The draft is where fantasy championships are built. A great draft gives you a foundation that carries you through the entire season. Here is our round-by-round strategy for building a championship roster.

Rounds 1-2: Get your studs

Your first two picks should be the best players available, regardless of position. These are your franchise players — the ones who will anchor your team all season. In 2025-26, the top picks are Jokic, SGA, Wembanyama, Tatum, and Edwards. Don't get cute here — take the best player on the board.

One exception: if two players are close in value, take the one at a scarcer position. Centers who contribute across multiple categories (Jokic, Wemby) are rarer than guards who score a lot. Positional scarcity matters in the early rounds.

Rounds 3-5: Build your core

This is where you start shaping your team's identity. If you drafted two guards in rounds 1-2, target big men here. If you drafted a center and a forward, grab a point guard. Balance is key — you want contributors across all positions.

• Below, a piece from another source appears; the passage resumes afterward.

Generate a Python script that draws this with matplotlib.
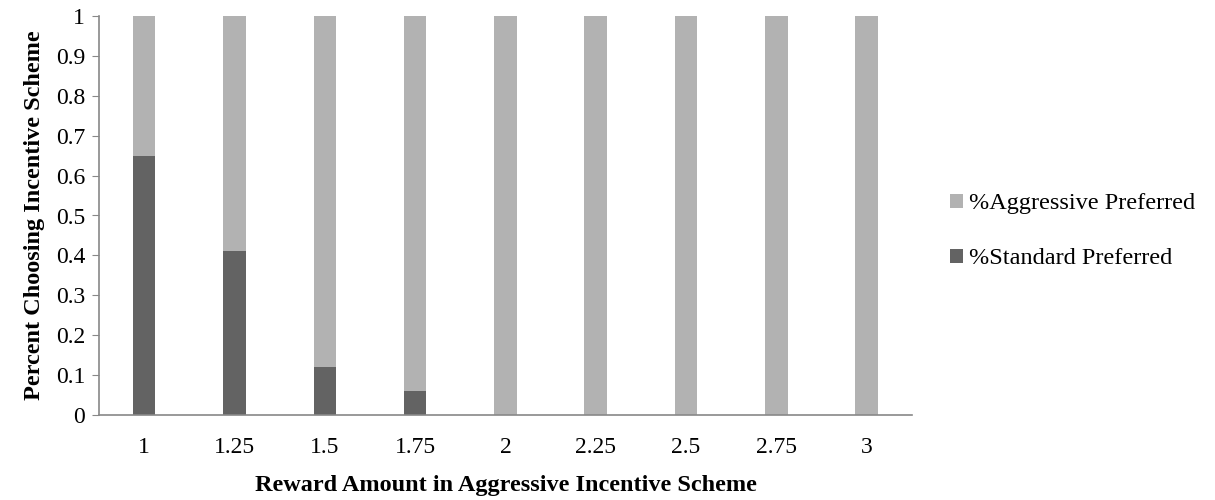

Target players with high floors in these rounds. You want consistent producers, not boom-or-bust players. A player who gives you 18/8/4 every night is more valuable than a player who gives you 30 one night and 8 the next.

Rounds 6-9: Fill the gaps

Look at your team's category profile. Which categories are you strong in? Which are you weak in? Target players who fill your gaps. If you're weak in assists, grab a pass-first point guard. If you need blocks, target a shot-blocking center. This is where category-league strategy really matters.

Rounds 10-13: Swing for upside

The late rounds are where you take risks. Target young players with breakout potential, players in new situations (traded or new team), and players coming back from injury. These picks probably won't all work out, but the ones that do can win you the league. This is where sleepers live.

The punt strategy

Advanced managers use a "punt" strategy — intentionally ignoring one or two categories to dominate the others. For example, if you punt free-throw percentage, you can draft Giannis and other high-volume, low-FT% players without worrying about their free throws. This lets you dominate 7 categories while conceding 2. It's a risky strategy, but when it works, it's devastating.